CRAs (clinical research associates) often work from home but most of their week is spent on the road traveling to study sites. Finding a way to engage these employees and gain their loyalty is a challenge. Companies need to focus on both compensation and other approaches, such as work-life balance, to attract and retain talent.
To gain a more detailed picture of what CROs are doing to attract and retain key talent, in addition to their annual survey, HR+Survey Solutions conducted a hot topic survey in 2016 addressing this specific issue. Sixteen CRO companies participated in the survey. Some of the key findings of this survey found that:
Money is the most common solution for retaining talent.
- Off cycle raises are the most common approach to retain talent, with 85% use in the U.S. and 78% used outside the U.S. (OUS)
- 48% of companies also use retention bonuses as a way to keep talent, however this tactic is more prevalent OUS.
- Companies also rely on money to bring in new talent
- 80% of U.S. and 89% of OUS companies are offering above market/midpoint salaries at least some of the time.

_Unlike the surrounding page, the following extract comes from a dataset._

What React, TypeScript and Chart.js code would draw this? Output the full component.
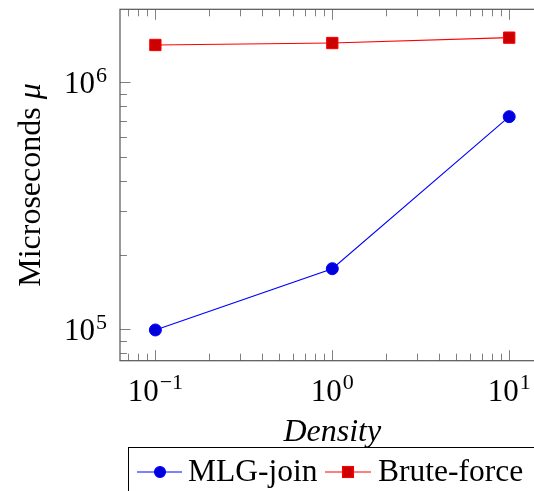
import React, { useEffect, useRef } from 'react';
import { Chart, registerables } from 'chart.js';

Chart.register(...registerables);

// ---- data ----
const densities = [0.1, 1, 10];
const mlgJoin = [9.94e4, 1.76e5, 7.26e5];
const bruteForce = [1.416e6, 1.442e6, 1.516e6];
const seriesLabels = ['MLG-join', 'Brute-force'];
const xTickExponents = [-1, 0, 1];
const yTickExponents = [5, 6];
const xTitle = 'Density';
const yTitleText = 'Microseconds';
const yTitleSymbol = 'μ';

// axis limits (log10)
const X_MIN = Math.pow(10, -1.2);
const X_MAX = Math.pow(10, 1.2);
const Y_MIN = Math.pow(10, 4.873);
const Y_MAX = Math.pow(10, 6.2955);

const SERIF = '"Liberation Serif", "DejaVu Serif", serif';
const AXIS_COLOR = '#555555';
const TICK_COLOR = '#808080';
const BLUE_LINE = '#0000ff';
const BLUE_FILL = '#0000dd';
const RED_LINE = '#ff0000';
const RED_FILL = '#cc0000';

const CANVAS_W = 560;
const CANVAS_H = 491;

function drawPow(ctx: CanvasRenderingContext2D, exp: number, x: number, baseline: number, align: 'center' | 'right') {
  const base = '10';
  const sup = exp < 0 ? '\u2212' + Math.abs(exp) : String(exp);
  ctx.font = `31px ${SERIF}`;
  const wb = ctx.measureText(base).width;
  ctx.font = `22px ${SERIF}`;
  const ws = ctx.measureText(sup).width;
  const total = wb + ws + 1;
  const sx = align === 'center' ? x - total / 2 : x - total;
  ctx.textAlign = 'left';
  ctx.textBaseline = 'alphabetic';
  ctx.font = `31px ${SERIF}`;
  ctx.fillText(base, sx, baseline);
  ctx.font = `22px ${SERIF}`;
  ctx.fillText(sup, sx + wb + 1, baseline - 11.5);
}

const axesPlugin = {
  id: 'pgfAxes',
  beforeDatasetsDraw(chart: any) {
    const { ctx, chartArea } = chart;
    const { left, right, top, bottom } = chartArea;
    const xs = chart.scales.x;
    const ys = chart.scales.y;
    ctx.save();
    ctx.strokeStyle = TICK_COLOR;
    ctx.lineWidth = 1;
    const seg = (x1: number, y1: number, x2: number, y2: number) => {
      ctx.beginPath();
      ctx.moveTo(x1, y1);
      ctx.lineTo(x2, y2);
      ctx.stroke();
    };
    for (let e = -3; e <= 2; e++) {
      for (let m = 1; m <= 9; m++) {
        const v = m * Math.pow(10, e);
        if (v < xs.min || v > xs.max) continue;
        const px = Math.round(xs.getPixelForValue(v)) + 0.5;
        const len = m === 1 ? 10.5 : 7;
        seg(px, bottom, px, bottom - len);
        seg(px, top, px, top + len);
      }
    }
    for (let e = 3; e <= 7; e++) {
      for (let m = 1; m <= 9; m++) {
        const v = m * Math.pow(10, e);
        if (v < ys.min || v > ys.max) continue;
        const py = Math.round(ys.getPixelForValue(v)) + 0.5;
        const len = m === 1 ? 10.5 : 7;
        seg(left, py, left + len, py);
        seg(right, py, right - len, py);
      }
    }
    ctx.strokeStyle = AXIS_COLOR;
    ctx.lineWidth = 1.2;
    ctx.strokeRect(left, top, right - left, bottom - top);
    ctx.restore();
  },
  afterDraw(chart: any) {
    const { ctx, chartArea } = chart;
    const { left, right, top, bottom } = chartArea;
    const xs = chart.scales.x;
    const ys = chart.scales.y;
    ctx.save();
    ctx.fillStyle = '#000000';
    // x tick labels
    xTickExponents.forEach((e) => {
      const px = xs.getPixelForValue(Math.pow(10, e));
      drawPow(ctx, e, px, bottom + 40, 'center');
    });
    // y tick labels
    yTickExponents.forEach((e) => {
      const py = ys.getPixelForValue(Math.pow(10, e));
      drawPow(ctx, e, left - 13, py + 11, 'right');
    });
    // x title
    ctx.font = `italic 32px ${SERIF}`;
    ctx.textAlign = 'center';
    ctx.textBaseline = 'alphabetic';
    ctx.fillText(xTitle, (left + right) / 2, 441);
    // y title (rotated)
    ctx.save();
    ctx.translate(40, (top + bottom) / 2);
    ctx.rotate(-Math.PI / 2);
    ctx.font = `32px ${SERIF}`;
    const w1 = ctx.measureText(yTitleText + ' ').width;
    ctx.font = `italic 32px ${SERIF}`;
    const w2 = ctx.measureText(yTitleSymbol).width;
    const start = -(w1 + w2) / 2;
    ctx.textAlign = 'left';
    ctx.font = `32px ${SERIF}`;
    ctx.fillText(yTitleText, start, 0);
    ctx.font = `italic 32px ${SERIF}`;
    ctx.fillText(yTitleSymbol, start + w1, 0);
    ctx.restore();

    // legend
    const lx = 128.5;
    const ly = 447.5;
    ctx.strokeStyle = '#000000';
    ctx.lineWidth = 1;
    ctx.strokeRect(lx, ly, 600, 100);
    const ry = 472;
    ctx.font = `31.5px ${SERIF}`;
    ctx.textAlign = 'left';
    // item 1
    ctx.strokeStyle = BLUE_LINE;
    ctx.lineWidth = 1.1;
    ctx.beginPath();
    ctx.moveTo(137, ry);
    ctx.lineTo(182, ry);
    ctx.stroke();
    ctx.fillStyle = BLUE_FILL;
    ctx.beginPath();
    ctx.arc(160, ry, 5.5, 0, Math.PI * 2);
    ctx.fill();
    ctx.strokeStyle = BLUE_LINE;
    ctx.stroke();
    ctx.fillStyle = '#000000';
    ctx.fillText(seriesLabels[0], 188, 481);
    // item 2
    ctx.strokeStyle = RED_LINE;
    ctx.beginPath();
    ctx.moveTo(325, ry);
    ctx.lineTo(371, ry);
    ctx.stroke();
    ctx.fillStyle = RED_FILL;
    ctx.fillRect(348 - 5.5, ry - 5.5, 11, 11);
    ctx.strokeRect(348 - 5.5, ry - 5.5, 11, 11);
    ctx.fillStyle = '#000000';
    ctx.fillText(seriesLabels[1], 378, 481);
    ctx.restore();
  },
};

export default function App() {
  const canvasRef = useRef<HTMLCanvasElement | null>(null);

  useEffect(() => {
    const canvas = canvasRef.current;
    if (!canvas) return;
    const chart = new Chart(canvas, {
      type: 'line',
      data: {
        datasets: [
          {
            label: seriesLabels[0],
            data: densities.map((d, i) => ({ x: d, y: mlgJoin[i] })),
            borderColor: BLUE_LINE,
            backgroundColor: BLUE_FILL,
            borderWidth: 1.1,
            pointStyle: 'circle',
            pointRadius: 6,
            pointBackgroundColor: BLUE_FILL,
            pointBorderColor: BLUE_LINE,
            pointBorderWidth: 1,
            tension: 0,
          },
          {
            label: seriesLabels[1],
            data: densities.map((d, i) => ({ x: d, y: bruteForce[i] })),
            borderColor: RED_LINE,
            backgroundColor: RED_FILL,
            borderWidth: 1.1,
            pointStyle: 'rect',
            pointRadius: 8,
            pointBackgroundColor: RED_FILL,
            pointBorderColor: RED_LINE,
            pointBorderWidth: 1,
            tension: 0,
          },
        ],
      },
      options: {
        animation: false,
        responsive: false,
        maintainAspectRatio: false,
        devicePixelRatio: 1,
        layout: {
          padding: { left: 120, right: CANVAS_W - 544.6, top: 9.3, bottom: CANVAS_H - 360.7 },
        },
        scales: {
          x: { type: 'logarithmic', min: X_MIN, max: X_MAX, display: false },
          y: { type: 'logarithmic', min: Y_MIN, max: Y_MAX, display: false },
        },
        plugins: {
          legend: { display: false },
          tooltip: { enabled: false },
        },
      },
      plugins: [axesPlugin],
    });
    return () => chart.destroy();
  }, []);

  return (
    <div
      style={{
        position: 'fixed',
        left: 0,
        top: 0,
        width: 534,
        height: 491,
        overflow: 'hidden',
        background: '#ffffff',
      }}
    >
      <canvas
        ref={canvasRef}
        width={CANVAS_W}
        height={CANVAS_H}
        style={{ display: 'block', width: CANVAS_W, height: CANVAS_H }}
      />
    </div>
  );
}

- New hire sign-on bonuses were utilized by 81% of companies in our 2016 annual survey.
- Other Findings
- S. turnover in clinical monitoring was 29.4% in 2011; 24.4% in 2012; 16.4% in 2013; and 25.4% in 2014.
- Global turnover in clinical monitoring was 27.2% in 2011; 15.6% in 2012; 14.2% in 2013; and 17.9% in 2014.
- Average salary levels for professional non-management positions in the survey increased by 7% from 2014 to 2015.
- Average salaries increased by 6% for regulatory jobs, 7% for safety/pharmacovigilance from 2015 to 2016.
The 18th annual CRO Industry Global Compensation and Turnover Survey was conducted by HR+Survey Solutions in 2016. A total of 22 public and private CROs with fewer than 500 to more than 12,000 employees participated in the niche study. Compensation data was collected and analyzed for 47 countries (turnover was reported for 45 countries) in addition to the United States. The annual comprehensive survey reports compensation levels (base salaries plus annual incentives and LTI) for 215 benchmark positions in both early and late stage in 18 job families including: executive, biostatistics, business development/sales, clinical research, database management, medical affairs, patient recruitment, pathology, quality assurance, regulatory, safety/pharmacovigilance, toxicology and site operations. It also covers critical topics such as turnover; annual incentive plan design; business development/sales incentives; benefits and perks; deferred compensation; employment contracts and allowances.